From the entries that follow, gather each line holding the word "with".

Dataset:
--- begin ---

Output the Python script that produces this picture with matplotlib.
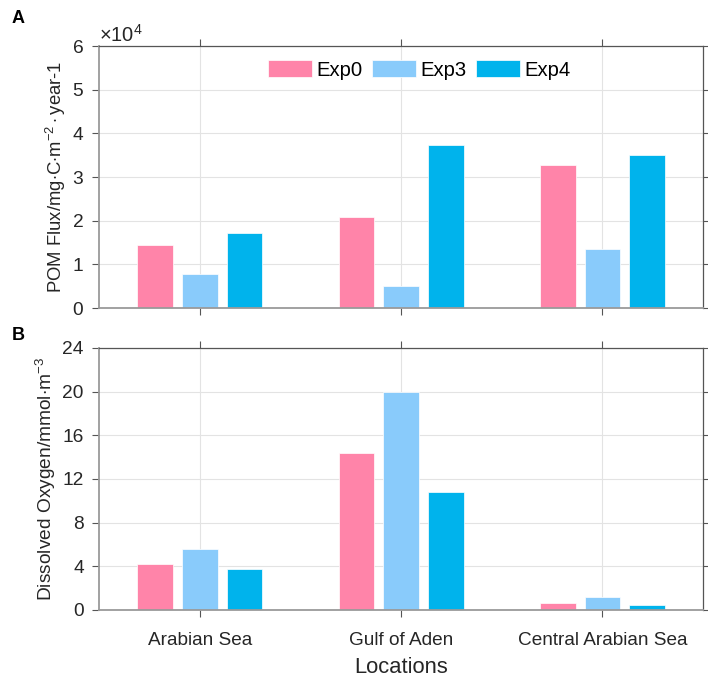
import numpy as np
import matplotlib
matplotlib.use("Agg")
import matplotlib.pyplot as plt
from matplotlib.ticker import ScalarFormatter, FixedLocator

plt.rcParams['font.family'] = ['Liberation Sans', 'DejaVu Sans']
plt.rcParams['mathtext.fontset'] = 'custom'
plt.rcParams['mathtext.rm'] = 'Liberation Sans'
plt.rcParams['mathtext.it'] = 'Liberation Sans'

locations = ["Arabian Sea", "Gulf of Aden", "Central Arabian Sea"]
experiments = ["Exp0", "Exp3", "Exp4"]

# POM flux (mg C m^-2 year^-1)
pom_exp0 = [14500, 20800, 32700]
pom_exp3 = [7900, 5000, 13600]
pom_exp4 = [17200, 37300, 35100]

# Dissolved oxygen (mmol m^-3)
do_exp0 = [4.24, 14.4, 0.61]
do_exp3 = [5.62, 20.0, 1.16]
do_exp4 = [3.75, 10.8, 0.46]

colors = ["#FF84A9", "#89CBFB", "#00B3EC"]

fig = plt.figure(figsize=(7.08, 6.77), dpi=100)
axA = fig.add_axes([0.140, 0.545, 0.853, 0.387])
axB = fig.add_axes([0.140, 0.099, 0.853, 0.387])

x = np.arange(1, len(locations) + 1)
offsets = [-0.222, 0.0, 0.222]
width = 0.177


def style(ax, yticks, ylim):
    ax.set_xlim(0.5, 3.5)
    ax.set_ylim(*ylim)
    ax.yaxis.set_major_locator(FixedLocator(yticks))
    ax.set_xticks(x)
    ax.grid(True, color="#e3e3e3", lw=0.8)
    ax.set_axisbelow(True)
    for s in ("left", "bottom"):
        ax.spines[s].set_color("#9a9a9a")
        ax.spines[s].set_linewidth(1.3)
    for s in ("top", "right"):
        ax.spines[s].set_color("#555555")
        ax.spines[s].set_linewidth(0.9)
    ax.tick_params(axis="x", which="both", direction="out", length=5, width=0.8,
                   color="#555555", top=True, labelsize=13.7, labelcolor="#262626", pad=10.5)
    ax.tick_params(axis="y", direction="out", length=5, width=0.8, color="#555555",
                   labelsize=13.8, labelcolor="#262626", pad=6, right=True)


series_A = [pom_exp0, pom_exp3, pom_exp4]
series_B = [do_exp0, do_exp3, do_exp4]

for vals, off, c, lab in zip(series_A, offsets, colors, experiments):
    axA.bar(x + off, vals, width=width, color=c, edgecolor="#ffffff", linewidth=0.5, label=lab)
for vals, off, c in zip(series_B, offsets, colors):
    axB.bar(x + off, vals, width=width, color=c, edgecolor="#ffffff", linewidth=0.5)

style(axA, np.arange(0, 60001, 10000), (0, 60000))
style(axB, np.arange(0, 25, 4), (0, 24))

fmt = ScalarFormatter(useMathText=True)
fmt.set_powerlimits((0, 0))
axA.yaxis.set_major_formatter(fmt)
axA.yaxis.get_offset_text().set_fontsize(14.5)
axA.yaxis.get_offset_text().set_color("#262626")
axA.set_xticklabels([])
axB.set_xticklabels(locations)

axA.set_ylabel(r"POM Flux/mg$\cdot$C$\cdot$m$^{-2}\cdot$year-1", fontsize=13.3, color="#262626", labelpad=3)
axB.set_ylabel(r"Dissolved Oxygen/mmol$\cdot$m$^{-3}$", fontsize=13.8, color="#262626", labelpad=3)
axB.set_xlabel("Locations", fontsize=15.8, color="#262626", labelpad=6)

axA.legend(loc="upper center", bbox_to_anchor=(0.53, 1.0), ncol=3, frameon=False,
           fontsize=14.6, handlelength=2.2, handleheight=0.93, columnspacing=0.45,
           handletextpad=0.2, borderaxespad=0.3)

fig.text(0.016, 0.973, "A", fontsize=13, fontweight="bold", va="center")
fig.text(0.016, 0.505, "B", fontsize=13, fontweight="bold", va="center")

fig.savefig("out.png", dpi=100, facecolor="white")
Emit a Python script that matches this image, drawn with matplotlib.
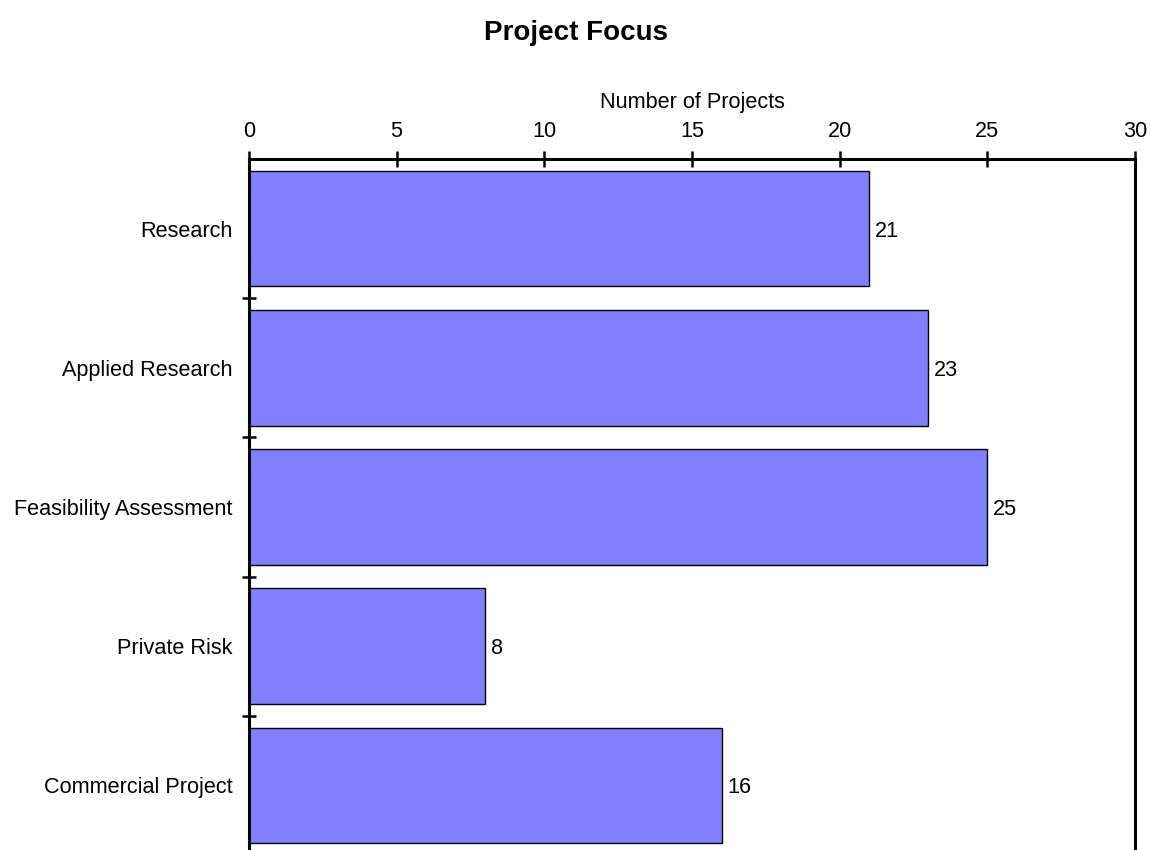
import matplotlib.pyplot as plt
import numpy as np

plt.rcParams['font.family'] = ['Liberation Sans', 'DejaVu Sans']

categories = ['Research', 'Applied Research', 'Feasibility Assessment',
              'Private Risk', 'Commercial Project']
counts = [21, 23, 25, 8, 16]

fig = plt.figure(figsize=(11.51, 8.5), dpi=100)
ax = fig.add_axes([0.2163, -0.0059, 0.7698, 0.8188])

y = np.arange(len(categories))
ax.barh(y, counts, height=0.83, color='#8080FF', edgecolor='black', linewidth=1.0)

for yi, c in zip(y, counts):
    ax.text(c + 0.2, yi, str(c), va='center_baseline', ha='left', fontsize=15.6)

ax.set_xlim(0, 30)
ax.set_ylim(len(categories) - 0.5, -0.5)

ax.xaxis.set_ticks_position('top')
ax.xaxis.set_label_position('top')
ax.set_xticks(range(0, 31, 5))
ax.tick_params(axis='x', direction='inout', length=11, width=1.8, labelsize=15.6, pad=7)
ax.set_xlabel('Number of Projects', fontsize=15.6, labelpad=9)

ax.set_yticks(y)
ax.set_yticklabels(categories, fontsize=15.6)
ax.set_yticks(np.arange(0.5, len(categories) - 0.5, 1), minor=True)
ax.tick_params(axis='y', which='major', length=0, pad=12)
ax.tick_params(axis='y', which='minor', direction='inout', length=10, width=1.8)

for s in ['top', 'left', 'right']:
    ax.spines[s].set_linewidth(2.2)
ax.spines['bottom'].set_visible(False)

fig.text(0.5, 1 - 40 / 850, 'Project Focus', ha='center', va='baseline',
         fontsize=20, fontweight='bold')

fig.savefig('out.png', dpi=100)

--- end ---

Exercise output:
Output the Python script that produces this picture with matplotlib.
Emit a Python script that matches this image, drawn with matplotlib.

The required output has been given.